Function of the Vocal Folds and Symptoms of Immobility
A more complete description of the vocal folds and the larynx can be found elsewhere. Briefly, the vocal folds are folds of tissue located in the larynx (voicebox) that have three important functions:
- To protect the airway from choking on material in the throat
- To regulate the flow of air into our lungs
- The production of sounds used for speech.
The front two-thirds of the vocal fold is made up of muscle covered by a thin layer called mucosa. The back one-third is made up of cartilage called the vocal process which is also covered by mucosa. When we speak muscles in the larynx bring the vocal cords together. As the air rushes from our lungs out through the larynx, the from portion of the vocal cords vibrate, producing a sound. The upper portion of our throat then modifies this sound to produce speech.

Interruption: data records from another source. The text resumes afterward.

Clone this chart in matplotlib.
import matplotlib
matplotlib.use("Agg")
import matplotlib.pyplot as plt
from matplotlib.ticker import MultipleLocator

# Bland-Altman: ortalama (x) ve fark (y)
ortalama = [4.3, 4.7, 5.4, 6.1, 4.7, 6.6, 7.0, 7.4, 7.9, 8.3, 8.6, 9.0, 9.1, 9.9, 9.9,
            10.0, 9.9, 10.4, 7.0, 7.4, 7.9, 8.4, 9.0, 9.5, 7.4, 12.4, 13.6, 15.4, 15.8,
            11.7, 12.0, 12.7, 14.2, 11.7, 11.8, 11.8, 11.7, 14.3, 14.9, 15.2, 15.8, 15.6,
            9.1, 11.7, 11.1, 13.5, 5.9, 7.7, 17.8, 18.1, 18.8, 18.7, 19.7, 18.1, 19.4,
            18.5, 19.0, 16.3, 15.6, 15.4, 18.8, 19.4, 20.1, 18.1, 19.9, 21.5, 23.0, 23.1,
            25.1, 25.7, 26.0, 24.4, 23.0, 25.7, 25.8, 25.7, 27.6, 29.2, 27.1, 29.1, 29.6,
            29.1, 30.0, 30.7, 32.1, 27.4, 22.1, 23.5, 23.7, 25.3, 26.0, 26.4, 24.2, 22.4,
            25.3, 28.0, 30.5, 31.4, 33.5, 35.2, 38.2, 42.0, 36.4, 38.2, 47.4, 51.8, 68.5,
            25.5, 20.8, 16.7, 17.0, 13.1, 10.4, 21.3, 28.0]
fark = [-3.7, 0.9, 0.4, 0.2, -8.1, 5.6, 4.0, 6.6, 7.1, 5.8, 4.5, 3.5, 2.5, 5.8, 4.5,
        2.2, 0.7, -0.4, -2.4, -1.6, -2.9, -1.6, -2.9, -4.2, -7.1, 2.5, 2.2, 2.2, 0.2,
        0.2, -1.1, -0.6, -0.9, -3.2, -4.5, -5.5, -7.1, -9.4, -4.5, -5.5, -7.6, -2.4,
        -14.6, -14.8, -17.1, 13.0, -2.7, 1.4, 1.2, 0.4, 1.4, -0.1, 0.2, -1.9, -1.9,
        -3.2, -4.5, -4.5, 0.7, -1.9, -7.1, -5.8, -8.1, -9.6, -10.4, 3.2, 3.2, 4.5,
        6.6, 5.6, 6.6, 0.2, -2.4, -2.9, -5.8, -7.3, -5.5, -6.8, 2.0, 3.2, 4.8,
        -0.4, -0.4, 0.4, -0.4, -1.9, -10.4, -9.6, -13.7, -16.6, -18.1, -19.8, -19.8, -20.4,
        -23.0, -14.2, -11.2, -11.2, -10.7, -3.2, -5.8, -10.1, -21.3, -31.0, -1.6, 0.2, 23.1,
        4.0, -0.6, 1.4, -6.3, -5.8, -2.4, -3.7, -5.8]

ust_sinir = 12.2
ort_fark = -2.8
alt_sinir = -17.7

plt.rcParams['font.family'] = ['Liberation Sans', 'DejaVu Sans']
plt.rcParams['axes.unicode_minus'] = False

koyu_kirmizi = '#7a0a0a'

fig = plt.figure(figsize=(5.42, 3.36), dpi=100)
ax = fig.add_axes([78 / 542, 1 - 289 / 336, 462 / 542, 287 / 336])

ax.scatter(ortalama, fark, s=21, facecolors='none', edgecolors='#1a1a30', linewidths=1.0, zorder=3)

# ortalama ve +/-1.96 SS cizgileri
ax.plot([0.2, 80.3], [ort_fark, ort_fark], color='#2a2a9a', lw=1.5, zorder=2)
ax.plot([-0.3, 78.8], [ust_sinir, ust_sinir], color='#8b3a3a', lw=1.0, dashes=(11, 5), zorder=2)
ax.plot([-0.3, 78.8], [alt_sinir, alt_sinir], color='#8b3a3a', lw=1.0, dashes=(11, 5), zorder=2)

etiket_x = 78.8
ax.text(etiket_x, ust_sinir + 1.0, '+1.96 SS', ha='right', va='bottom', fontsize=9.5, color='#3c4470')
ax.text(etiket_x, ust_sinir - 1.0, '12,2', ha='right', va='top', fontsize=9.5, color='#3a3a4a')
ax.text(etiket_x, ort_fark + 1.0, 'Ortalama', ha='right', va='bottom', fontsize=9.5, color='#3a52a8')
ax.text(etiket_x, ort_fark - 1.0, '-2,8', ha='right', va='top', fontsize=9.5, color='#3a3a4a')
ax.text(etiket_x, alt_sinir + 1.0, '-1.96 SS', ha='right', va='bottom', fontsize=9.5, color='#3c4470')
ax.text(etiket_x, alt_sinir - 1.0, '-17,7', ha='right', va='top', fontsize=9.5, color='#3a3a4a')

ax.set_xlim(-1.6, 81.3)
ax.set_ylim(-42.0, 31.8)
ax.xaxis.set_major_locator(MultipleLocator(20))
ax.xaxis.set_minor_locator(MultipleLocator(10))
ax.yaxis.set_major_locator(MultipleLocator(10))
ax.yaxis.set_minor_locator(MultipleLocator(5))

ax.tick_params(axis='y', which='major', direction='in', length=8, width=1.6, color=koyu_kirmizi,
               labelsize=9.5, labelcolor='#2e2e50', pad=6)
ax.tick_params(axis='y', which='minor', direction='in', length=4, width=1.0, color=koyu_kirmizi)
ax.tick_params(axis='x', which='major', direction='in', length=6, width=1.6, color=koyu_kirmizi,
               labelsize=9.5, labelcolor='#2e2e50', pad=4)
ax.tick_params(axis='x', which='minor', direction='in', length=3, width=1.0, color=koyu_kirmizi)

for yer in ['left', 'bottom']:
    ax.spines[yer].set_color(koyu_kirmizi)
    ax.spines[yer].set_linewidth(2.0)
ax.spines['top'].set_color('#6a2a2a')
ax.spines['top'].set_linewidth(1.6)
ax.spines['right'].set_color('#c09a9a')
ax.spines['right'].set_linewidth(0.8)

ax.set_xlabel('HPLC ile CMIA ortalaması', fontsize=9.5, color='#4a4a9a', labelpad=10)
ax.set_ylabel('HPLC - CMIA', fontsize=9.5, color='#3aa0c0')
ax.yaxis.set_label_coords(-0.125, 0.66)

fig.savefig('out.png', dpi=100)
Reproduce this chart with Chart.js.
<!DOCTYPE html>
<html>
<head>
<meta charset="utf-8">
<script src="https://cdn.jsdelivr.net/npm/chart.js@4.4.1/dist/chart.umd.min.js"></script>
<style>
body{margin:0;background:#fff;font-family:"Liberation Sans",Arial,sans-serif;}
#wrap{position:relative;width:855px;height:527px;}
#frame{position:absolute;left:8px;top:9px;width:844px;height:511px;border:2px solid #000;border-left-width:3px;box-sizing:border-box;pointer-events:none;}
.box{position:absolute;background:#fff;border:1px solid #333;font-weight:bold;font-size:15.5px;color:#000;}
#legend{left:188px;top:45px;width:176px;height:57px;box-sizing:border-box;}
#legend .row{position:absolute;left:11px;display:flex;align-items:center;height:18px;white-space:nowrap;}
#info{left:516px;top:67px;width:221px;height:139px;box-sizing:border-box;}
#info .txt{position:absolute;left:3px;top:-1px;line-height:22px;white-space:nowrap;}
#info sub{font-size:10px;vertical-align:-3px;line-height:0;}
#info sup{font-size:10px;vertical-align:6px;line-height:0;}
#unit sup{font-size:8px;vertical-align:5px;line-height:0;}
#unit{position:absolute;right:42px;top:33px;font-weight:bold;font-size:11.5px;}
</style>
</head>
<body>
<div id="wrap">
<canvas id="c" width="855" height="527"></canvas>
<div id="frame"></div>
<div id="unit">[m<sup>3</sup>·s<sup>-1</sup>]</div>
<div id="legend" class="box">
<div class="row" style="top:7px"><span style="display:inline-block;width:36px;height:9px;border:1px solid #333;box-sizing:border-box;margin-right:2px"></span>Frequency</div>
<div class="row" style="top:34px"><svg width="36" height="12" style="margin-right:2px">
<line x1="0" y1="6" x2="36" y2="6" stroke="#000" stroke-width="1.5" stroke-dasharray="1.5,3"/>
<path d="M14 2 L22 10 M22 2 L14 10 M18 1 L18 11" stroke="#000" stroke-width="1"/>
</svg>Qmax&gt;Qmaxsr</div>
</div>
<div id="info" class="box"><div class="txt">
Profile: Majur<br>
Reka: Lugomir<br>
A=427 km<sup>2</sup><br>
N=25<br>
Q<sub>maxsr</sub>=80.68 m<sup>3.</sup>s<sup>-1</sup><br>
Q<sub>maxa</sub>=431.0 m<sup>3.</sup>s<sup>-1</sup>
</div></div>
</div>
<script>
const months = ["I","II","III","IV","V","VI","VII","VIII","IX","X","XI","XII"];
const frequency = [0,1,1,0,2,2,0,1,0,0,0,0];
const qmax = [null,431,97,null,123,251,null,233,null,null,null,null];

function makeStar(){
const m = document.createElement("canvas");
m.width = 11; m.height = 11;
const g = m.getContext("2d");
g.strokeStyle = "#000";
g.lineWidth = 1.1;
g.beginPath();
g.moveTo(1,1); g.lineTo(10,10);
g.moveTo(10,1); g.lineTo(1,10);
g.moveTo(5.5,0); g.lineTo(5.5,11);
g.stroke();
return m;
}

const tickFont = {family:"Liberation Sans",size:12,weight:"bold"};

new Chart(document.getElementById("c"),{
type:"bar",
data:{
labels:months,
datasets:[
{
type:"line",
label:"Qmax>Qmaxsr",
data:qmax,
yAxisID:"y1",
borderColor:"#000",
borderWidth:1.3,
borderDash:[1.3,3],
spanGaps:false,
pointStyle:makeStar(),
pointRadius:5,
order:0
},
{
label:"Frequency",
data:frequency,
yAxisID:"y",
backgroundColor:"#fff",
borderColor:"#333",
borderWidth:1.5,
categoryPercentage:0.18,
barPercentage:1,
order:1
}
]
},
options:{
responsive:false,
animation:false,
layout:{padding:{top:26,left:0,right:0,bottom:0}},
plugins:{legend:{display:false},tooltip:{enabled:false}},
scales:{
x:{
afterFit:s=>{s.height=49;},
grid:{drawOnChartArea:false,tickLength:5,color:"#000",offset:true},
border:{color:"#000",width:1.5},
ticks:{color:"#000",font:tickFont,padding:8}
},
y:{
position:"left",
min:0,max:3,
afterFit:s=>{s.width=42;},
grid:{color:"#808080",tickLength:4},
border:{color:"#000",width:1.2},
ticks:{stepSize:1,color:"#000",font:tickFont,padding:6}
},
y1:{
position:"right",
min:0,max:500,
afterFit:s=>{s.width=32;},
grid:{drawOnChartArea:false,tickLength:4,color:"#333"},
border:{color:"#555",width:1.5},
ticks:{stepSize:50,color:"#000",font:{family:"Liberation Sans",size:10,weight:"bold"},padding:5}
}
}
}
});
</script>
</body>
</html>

When we breathe, one pair of muscles spreads the vocal folds apart so that air can easily enter into the lungs.
If one or both of the vocal folds does not move properly, these functions (speech or breathing) may not be normal. The general term of this disorder is vocal fold immobility.
THE SYMPTOMS OF VOCAL FOLD IMMOBILITY
The symptoms of vocal fold immobility depend on whether one or both vocal folds are affected:
UNILATERAL (SINGLE) VOCAL CORD IMMOBILITY
If only one vocal fold is not moving well, the most common symptom is a breathy voice. The weakened vocal fold often cannot move well enough to meet the other fold in the midline during speech and as a result air leaks out too quickly. This causes the voice to sound breathy and weak, and also makes it necessary for the speaker to take breaths more often during speech. After a full day of talking, someone with a weak vocal fold can feel exhausted due to the frequent breathing.
Unilateral vocal folds paralysis can also lead to choking and coughing, especially after eating or drinking liquids. The weakened fold cannot fully close the larynx during swallowing and food or water may leak into the lungs.
Some people with unilateral vocal fold paralysis find it harder to cough and to "bear down" during lifting or straining. All of these actions require that the vocal folds be brought together for a tight seal, and this may not occur if one fold is not moving well.
BILATERAL VOCAL FOLD IMMOBILITY
If both vocal folds have movement problems, the situation may be much more serious. With bilateral vocal fold paralysis, both folds may be in the midline position. This makes it very difficult to breathe and can lead to serious problems. In some cases a tracheotomy is necessary to establish an airway for people with bilateral vocal fold paralysis. However, if both folds are near the center, the voice may be quite good.